▶ _TASK TO COMPLETE_
Set down the material exactly as given, please, from its first line through the line that includes "const y2u4V = [0, 0, -0.09, -0.09, 0, 0];".

▶ _INFORMATION PROVIDED_
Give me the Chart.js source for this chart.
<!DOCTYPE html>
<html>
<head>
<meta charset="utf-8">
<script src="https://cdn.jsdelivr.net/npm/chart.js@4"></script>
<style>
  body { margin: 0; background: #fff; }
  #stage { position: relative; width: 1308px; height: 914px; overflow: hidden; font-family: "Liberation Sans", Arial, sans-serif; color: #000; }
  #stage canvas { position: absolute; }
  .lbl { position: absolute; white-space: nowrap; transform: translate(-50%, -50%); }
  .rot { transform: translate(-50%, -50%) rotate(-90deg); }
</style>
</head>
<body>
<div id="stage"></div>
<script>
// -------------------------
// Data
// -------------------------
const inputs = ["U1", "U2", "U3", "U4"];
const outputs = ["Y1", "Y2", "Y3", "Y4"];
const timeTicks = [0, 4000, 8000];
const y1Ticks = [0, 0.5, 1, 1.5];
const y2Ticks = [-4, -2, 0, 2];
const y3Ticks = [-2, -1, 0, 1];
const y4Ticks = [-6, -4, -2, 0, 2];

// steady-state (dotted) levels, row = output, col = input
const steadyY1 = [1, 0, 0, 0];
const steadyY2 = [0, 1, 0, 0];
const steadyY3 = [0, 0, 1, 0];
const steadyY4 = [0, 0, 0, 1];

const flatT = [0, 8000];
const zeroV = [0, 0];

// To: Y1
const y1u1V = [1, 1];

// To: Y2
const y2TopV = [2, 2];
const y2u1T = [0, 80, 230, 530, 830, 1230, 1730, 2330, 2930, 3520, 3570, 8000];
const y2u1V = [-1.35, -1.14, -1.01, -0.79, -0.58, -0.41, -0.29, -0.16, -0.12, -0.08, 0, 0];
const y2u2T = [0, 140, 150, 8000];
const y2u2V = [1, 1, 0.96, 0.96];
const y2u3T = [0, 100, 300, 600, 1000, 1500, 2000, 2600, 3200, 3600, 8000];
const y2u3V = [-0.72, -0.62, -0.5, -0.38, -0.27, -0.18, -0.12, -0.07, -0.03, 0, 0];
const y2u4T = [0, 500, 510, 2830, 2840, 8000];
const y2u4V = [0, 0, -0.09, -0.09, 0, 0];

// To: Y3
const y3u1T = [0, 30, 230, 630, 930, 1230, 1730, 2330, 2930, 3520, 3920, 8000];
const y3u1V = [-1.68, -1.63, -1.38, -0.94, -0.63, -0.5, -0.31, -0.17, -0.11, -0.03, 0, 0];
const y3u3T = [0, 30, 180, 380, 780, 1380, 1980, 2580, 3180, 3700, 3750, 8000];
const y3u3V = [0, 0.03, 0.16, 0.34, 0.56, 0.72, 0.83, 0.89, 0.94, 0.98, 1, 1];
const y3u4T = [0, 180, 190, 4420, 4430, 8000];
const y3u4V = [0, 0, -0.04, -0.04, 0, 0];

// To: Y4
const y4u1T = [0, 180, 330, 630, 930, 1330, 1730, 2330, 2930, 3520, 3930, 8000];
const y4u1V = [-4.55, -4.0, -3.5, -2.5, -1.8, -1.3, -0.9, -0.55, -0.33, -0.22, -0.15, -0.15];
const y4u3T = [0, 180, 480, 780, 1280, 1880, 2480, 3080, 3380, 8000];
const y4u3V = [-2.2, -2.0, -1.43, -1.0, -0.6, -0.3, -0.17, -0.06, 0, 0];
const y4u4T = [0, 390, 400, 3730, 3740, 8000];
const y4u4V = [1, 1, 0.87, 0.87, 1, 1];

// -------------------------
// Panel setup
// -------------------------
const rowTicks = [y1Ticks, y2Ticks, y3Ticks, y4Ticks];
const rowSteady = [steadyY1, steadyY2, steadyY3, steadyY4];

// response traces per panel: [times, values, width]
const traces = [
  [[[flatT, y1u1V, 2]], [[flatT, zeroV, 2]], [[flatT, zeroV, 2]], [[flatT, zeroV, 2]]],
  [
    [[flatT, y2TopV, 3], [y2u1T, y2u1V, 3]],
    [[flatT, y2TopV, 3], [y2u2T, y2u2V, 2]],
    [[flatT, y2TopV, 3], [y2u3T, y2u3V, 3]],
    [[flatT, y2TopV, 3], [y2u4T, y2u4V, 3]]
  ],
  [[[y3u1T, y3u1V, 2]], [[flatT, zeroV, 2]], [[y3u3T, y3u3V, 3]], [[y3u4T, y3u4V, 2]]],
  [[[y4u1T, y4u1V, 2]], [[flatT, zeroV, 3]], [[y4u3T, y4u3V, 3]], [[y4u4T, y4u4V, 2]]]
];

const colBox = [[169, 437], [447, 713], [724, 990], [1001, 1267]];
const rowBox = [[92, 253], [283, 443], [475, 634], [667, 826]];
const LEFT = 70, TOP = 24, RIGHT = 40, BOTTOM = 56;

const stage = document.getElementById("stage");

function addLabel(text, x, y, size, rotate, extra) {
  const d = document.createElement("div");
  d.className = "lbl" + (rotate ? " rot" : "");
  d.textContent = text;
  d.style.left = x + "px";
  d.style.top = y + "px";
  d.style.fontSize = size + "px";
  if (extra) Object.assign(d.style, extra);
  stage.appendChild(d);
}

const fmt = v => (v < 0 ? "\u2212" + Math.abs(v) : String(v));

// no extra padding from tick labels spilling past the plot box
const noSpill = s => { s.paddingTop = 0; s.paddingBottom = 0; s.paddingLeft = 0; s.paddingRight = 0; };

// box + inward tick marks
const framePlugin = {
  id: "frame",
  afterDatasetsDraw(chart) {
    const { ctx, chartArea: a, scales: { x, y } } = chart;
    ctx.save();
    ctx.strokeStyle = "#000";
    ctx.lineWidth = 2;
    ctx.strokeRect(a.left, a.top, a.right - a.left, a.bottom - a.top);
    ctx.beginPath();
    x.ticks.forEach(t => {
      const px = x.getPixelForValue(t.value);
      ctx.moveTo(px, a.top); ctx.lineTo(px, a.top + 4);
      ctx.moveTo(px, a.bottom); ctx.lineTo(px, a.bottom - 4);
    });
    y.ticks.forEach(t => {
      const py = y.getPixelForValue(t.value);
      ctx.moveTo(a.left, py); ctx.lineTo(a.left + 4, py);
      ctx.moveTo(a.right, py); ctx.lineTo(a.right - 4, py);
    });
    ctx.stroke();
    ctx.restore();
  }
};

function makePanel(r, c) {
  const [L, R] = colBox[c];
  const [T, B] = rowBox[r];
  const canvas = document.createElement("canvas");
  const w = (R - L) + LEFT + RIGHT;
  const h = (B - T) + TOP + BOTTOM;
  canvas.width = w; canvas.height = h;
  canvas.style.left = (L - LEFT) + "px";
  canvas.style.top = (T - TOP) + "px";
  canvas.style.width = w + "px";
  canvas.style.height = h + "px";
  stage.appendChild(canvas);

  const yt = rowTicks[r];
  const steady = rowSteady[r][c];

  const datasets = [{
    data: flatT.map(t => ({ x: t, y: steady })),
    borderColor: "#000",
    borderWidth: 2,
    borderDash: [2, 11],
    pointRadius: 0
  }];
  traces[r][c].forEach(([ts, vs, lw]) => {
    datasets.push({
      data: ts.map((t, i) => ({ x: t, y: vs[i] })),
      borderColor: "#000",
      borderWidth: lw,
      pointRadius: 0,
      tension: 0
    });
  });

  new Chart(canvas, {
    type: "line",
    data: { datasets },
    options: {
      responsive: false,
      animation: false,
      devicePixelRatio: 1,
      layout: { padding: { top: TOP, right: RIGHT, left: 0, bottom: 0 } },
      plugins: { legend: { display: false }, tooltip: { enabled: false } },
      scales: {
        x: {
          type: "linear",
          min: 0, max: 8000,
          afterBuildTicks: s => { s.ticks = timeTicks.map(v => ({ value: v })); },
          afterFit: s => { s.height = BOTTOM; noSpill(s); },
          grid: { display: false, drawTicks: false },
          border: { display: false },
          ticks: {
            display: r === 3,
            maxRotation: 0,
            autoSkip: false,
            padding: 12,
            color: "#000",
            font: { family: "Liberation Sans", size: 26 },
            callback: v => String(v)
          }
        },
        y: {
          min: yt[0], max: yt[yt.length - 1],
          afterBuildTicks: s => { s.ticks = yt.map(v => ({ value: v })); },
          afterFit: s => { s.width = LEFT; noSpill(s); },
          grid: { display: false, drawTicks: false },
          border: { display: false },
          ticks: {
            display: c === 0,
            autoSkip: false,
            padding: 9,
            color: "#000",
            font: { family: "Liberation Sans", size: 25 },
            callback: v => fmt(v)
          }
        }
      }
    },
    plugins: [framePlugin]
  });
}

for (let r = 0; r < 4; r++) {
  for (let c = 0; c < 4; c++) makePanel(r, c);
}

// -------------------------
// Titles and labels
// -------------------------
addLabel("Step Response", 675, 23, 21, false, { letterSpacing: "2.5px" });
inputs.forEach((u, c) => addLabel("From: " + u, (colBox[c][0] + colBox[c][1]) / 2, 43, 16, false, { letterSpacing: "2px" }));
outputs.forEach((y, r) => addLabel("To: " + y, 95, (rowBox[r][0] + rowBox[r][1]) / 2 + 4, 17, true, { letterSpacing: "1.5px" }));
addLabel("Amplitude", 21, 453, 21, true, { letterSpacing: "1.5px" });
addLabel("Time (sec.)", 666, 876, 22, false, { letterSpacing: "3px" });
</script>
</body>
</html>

▶ _WRITTEN RESPONSE_
Give me the Chart.js source for this chart.
<!DOCTYPE html>
<html>
<head>
<meta charset="utf-8">
<script src="https://cdn.jsdelivr.net/npm/chart.js@4"></script>
<style>
  body { margin: 0; background: #fff; }
  #stage { position: relative; width: 1308px; height: 914px; overflow: hidden; font-family: "Liberation Sans", Arial, sans-serif; color: #000; }
  #stage canvas { position: absolute; }
  .lbl { position: absolute; white-space: nowrap; transform: translate(-50%, -50%); }
  .rot { transform: translate(-50%, -50%) rotate(-90deg); }
</style>
</head>
<body>
<div id="stage"></div>
<script>
// -------------------------
// Data
// -------------------------
const inputs = ["U1", "U2", "U3", "U4"];
const outputs = ["Y1", "Y2", "Y3", "Y4"];
const timeTicks = [0, 4000, 8000];
const y1Ticks = [0, 0.5, 1, 1.5];
const y2Ticks = [-4, -2, 0, 2];
const y3Ticks = [-2, -1, 0, 1];
const y4Ticks = [-6, -4, -2, 0, 2];

// steady-state (dotted) levels, row = output, col = input
const steadyY1 = [1, 0, 0, 0];
const steadyY2 = [0, 1, 0, 0];
const steadyY3 = [0, 0, 1, 0];
const steadyY4 = [0, 0, 0, 1];

const flatT = [0, 8000];
const zeroV = [0, 0];

// To: Y1
const y1u1V = [1, 1];

// To: Y2
const y2TopV = [2, 2];
const y2u1T = [0, 80, 230, 530, 830, 1230, 1730, 2330, 2930, 3520, 3570, 8000];
const y2u1V = [-1.35, -1.14, -1.01, -0.79, -0.58, -0.41, -0.29, -0.16, -0.12, -0.08, 0, 0];
const y2u2T = [0, 140, 150, 8000];
const y2u2V = [1, 1, 0.96, 0.96];
const y2u3T = [0, 100, 300, 600, 1000, 1500, 2000, 2600, 3200, 3600, 8000];
const y2u3V = [-0.72, -0.62, -0.5, -0.38, -0.27, -0.18, -0.12, -0.07, -0.03, 0, 0];
const y2u4T = [0, 500, 510, 2830, 2840, 8000];
const y2u4V = [0, 0, -0.09, -0.09, 0, 0];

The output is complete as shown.